Data section:
┏━━
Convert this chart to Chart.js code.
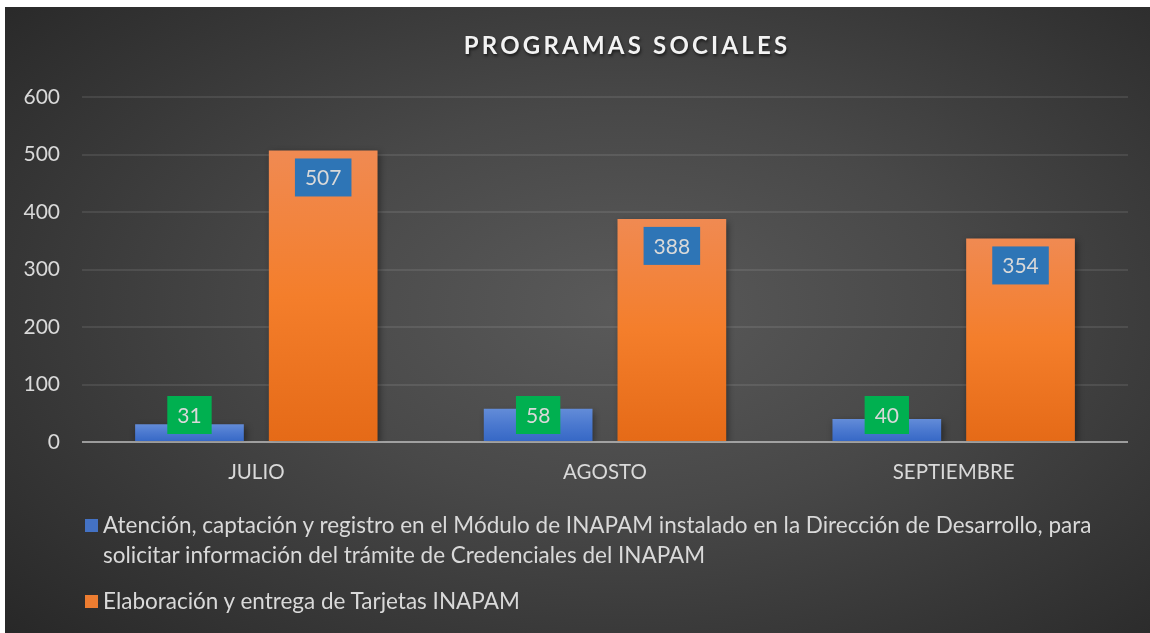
<!DOCTYPE html>
<html>
<head>
<meta charset="utf-8">
<script src="https://cdn.jsdelivr.net/npm/chart.js@4"></script>
<style>
  html, body { margin: 0; padding: 0; background: #ffffff; }
  body { width: 1150px; height: 633px; position: relative; overflow: hidden; }
  #frame {
    position: absolute; left: 5px; top: 7px; width: 1145px; height: 626px;
    background: radial-gradient(ellipse 75% 80% at 54% 48%, #5a5a5a 0%, #484848 40%, #343434 75%, #262626 100%);
  }
  #chartWrap { position: absolute; left: 0; top: 0; width: 1145px; height: 626px; }
  #legend {
    position: absolute; left: 80px; top: 503px; width: 1050px;
    font-family: Lato, "Open Sans", sans-serif; font-size: 22.5px; color: #d9d9d9; line-height: 30px;
  }
  .item { display: flex; align-items: flex-start; margin-bottom: 16px; }
  .sw { width: 13px; height: 13px; margin-top: 9px; margin-right: 5px; flex: 0 0 13px; }
  .txt { width: 990px; }
</style>
</head>
<body>
<div id="frame">
  <div id="chartWrap"><canvas id="c"></canvas></div>
  <div id="legend"></div>
</div>
<script>
const chartTitle = 'PROGRAMAS SOCIALES';
const categories = ['JULIO', 'AGOSTO', 'SEPTIEMBRE'];
const seriesNames = [
  'Atención, captación y registro en el Módulo de INAPAM instalado en la Dirección de Desarrollo, para solicitar información del trámite de Credenciales del INAPAM',
  'Elaboración y entrega de Tarjetas INAPAM'
];
const atencionValues = [31, 58, 40];
const tarjetasValues = [507, 388, 354];
const yMin = 0, yMax = 600, yStep = 100;

const FONT = 'Lato, "Open Sans", sans-serif';
const TEXT = '#d9d9d9';

function barGradient(stops, fallback) {
  return function (ctx) {
    const chart = ctx.chart;
    if (!chart.chartArea || ctx.raw === undefined) return fallback;
    const y = chart.scales.y;
    const top = y.getPixelForValue(ctx.raw);
    const base = y.getPixelForValue(0);
    if (!isFinite(top) || !isFinite(base) || top === base) return fallback;
    const g = chart.ctx.createLinearGradient(0, top, 0, base);
    stops.forEach(s => g.addColorStop(s[0], s[1]));
    return g;
  };
}
const blueStops = [[0, '#638cd8'], [0.5, '#4a78cf'], [1, '#3567c5']];
const orangeStops = [[0, '#f08a52'], [0.5, '#f47e2b'], [1, '#e56a17']];
const seriesSwatch = ['#4472c4', '#ed7d31'];
const labelBoxColors = ['#00b050', '#2e75b6'];

const shadowPlugin = {
  id: 'barShadow',
  beforeDatasetsDraw(chart) {
    const c = chart.ctx;
    c.save();
    c.shadowColor = 'rgba(0,0,0,0.45)';
    c.shadowBlur = 7;
    c.shadowOffsetX = 2;
    c.shadowOffsetY = 3;
  },
  afterDatasetsDraw(chart) { chart.ctx.restore(); }
};

const overlayPlugin = {
  id: 'overlay',
  afterDatasetsDraw(chart) {
    const c = chart.ctx;
    const area = chart.chartArea;
    const y0 = chart.scales.y.getPixelForValue(0);
    c.save();
    c.strokeStyle = 'rgba(200,200,200,0.65)';
    c.lineWidth = 2;
    c.beginPath();
    c.moveTo(area.left, y0);
    c.lineTo(area.right, y0);
    c.stroke();
    // data labels
    c.font = '21px ' + FONT;
    c.textAlign = 'center';
    c.textBaseline = 'middle';
    chart.data.datasets.forEach((ds, di) => {
      const meta = chart.getDatasetMeta(di);
      meta.data.forEach((bar, i) => {
        const txt = String(ds.data[i]);
        const w = c.measureText(txt).width + 20;
        const h = 38;
        let top;
        if (di === 0) top = bar.base - 7 - h;
        else top = bar.y + 8;
        c.fillStyle = labelBoxColors[di];
        c.fillRect(bar.x - w / 2, top, w, h);
        c.fillStyle = TEXT;
        c.fillText(txt, bar.x, top + h / 2 + 1);
      });
    });
    c.restore();
  }
};

const titlePlugin = {
  id: 'customTitle',
  afterDraw(chart) {
    const c = chart.ctx;
    c.save();
    c.font = 'bold 24px ' + FONT;
    if ('letterSpacing' in c) c.letterSpacing = '3.2px';
    c.textAlign = 'center';
    c.textBaseline = 'middle';
    c.shadowColor = 'rgba(0,0,0,0.6)';
    c.shadowBlur = 3;
    c.shadowOffsetX = 1;
    c.shadowOffsetY = 2;
    c.fillStyle = '#f2f2f2';
    c.fillText(chartTitle, 622, 39);
    c.restore();
  }
};

const chart = new Chart(document.getElementById('c'), {
  type: 'bar',
  data: {
    labels: categories,
    datasets: [
      { label: seriesNames[0], data: atencionValues, backgroundColor: barGradient(blueStops, seriesSwatch[0]), borderWidth: 0 },
      { label: seriesNames[1], data: tarjetasValues, backgroundColor: barGradient(orangeStops, seriesSwatch[1]), borderWidth: 0 }
    ]
  },
  options: {
    responsive: true,
    maintainAspectRatio: false,
    animation: false,
    categoryPercentage: 0.767,
    barPercentage: 0.813,
    layout: { padding: { top: 90, right: 22, bottom: 0, left: 0 } },
    plugins: {
      legend: { display: false },
      title: { display: false },
      tooltip: { enabled: false }
    },
    scales: {
      x: {
        grid: { display: false, drawTicks: false },
        border: { display: false },
        ticks: { color: TEXT, font: { family: FONT, size: 20.5 }, padding: 18 },
        afterFit(scale) { scale.height = 191; }
      },
      y: {
        min: yMin, max: yMax,
        grid: { color: 'rgba(255,255,255,0.09)', lineWidth: 2, drawTicks: false },
        border: { display: false },
        ticks: { stepSize: yStep, color: TEXT, font: { family: FONT, size: 21 }, padding: 22 },
        afterFit(scale) { scale.width = 77; }
      }
    }
  },
  plugins: [shadowPlugin, overlayPlugin, titlePlugin]
});

// HTML legend built from the dataset names
const legend = document.getElementById('legend');
chart.data.datasets.forEach((ds, i) => {
  const item = document.createElement('div');
  item.className = 'item';
  const sw = document.createElement('span');
  sw.className = 'sw';
  sw.style.background = seriesSwatch[i];
  const t = document.createElement('span');
  t.className = 'txt';
  t.textContent = ds.label;
  item.appendChild(sw);
  item.appendChild(t);
  legend.appendChild(item);
});
</script>
</body>
</html>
┗━━
To be done:
Pictures stay out. Repeat only the lines from the beginning of the data through the line that has "const TEXT = '#d9d9d9';".

Reply:
Convert this chart to Chart.js code.
<!DOCTYPE html>
<html>
<head>
<meta charset="utf-8">
<script src="https://cdn.jsdelivr.net/npm/chart.js@4"></script>
<style>
  html, body { margin: 0; padding: 0; background: #ffffff; }
  body { width: 1150px; height: 633px; position: relative; overflow: hidden; }
  #frame {
    position: absolute; left: 5px; top: 7px; width: 1145px; height: 626px;
    background: radial-gradient(ellipse 75% 80% at 54% 48%, #5a5a5a 0%, #484848 40%, #343434 75%, #262626 100%);
  }
  #chartWrap { position: absolute; left: 0; top: 0; width: 1145px; height: 626px; }
  #legend {
    position: absolute; left: 80px; top: 503px; width: 1050px;
    font-family: Lato, "Open Sans", sans-serif; font-size: 22.5px; color: #d9d9d9; line-height: 30px;
  }
  .item { display: flex; align-items: flex-start; margin-bottom: 16px; }
  .sw { width: 13px; height: 13px; margin-top: 9px; margin-right: 5px; flex: 0 0 13px; }
  .txt { width: 990px; }
</style>
</head>
<body>
<div id="frame">
  <div id="chartWrap"><canvas id="c"></canvas></div>
  <div id="legend"></div>
</div>
<script>
const chartTitle = 'PROGRAMAS SOCIALES';
const categories = ['JULIO', 'AGOSTO', 'SEPTIEMBRE'];
const seriesNames = [
  'Atención, captación y registro en el Módulo de INAPAM instalado en la Dirección de Desarrollo, para solicitar información del trámite de Credenciales del INAPAM',
  'Elaboración y entrega de Tarjetas INAPAM'
];
const atencionValues = [31, 58, 40];
const tarjetasValues = [507, 388, 354];
const yMin = 0, yMax = 600, yStep = 100;

const FONT = 'Lato, "Open Sans", sans-serif';
const TEXT = '#d9d9d9';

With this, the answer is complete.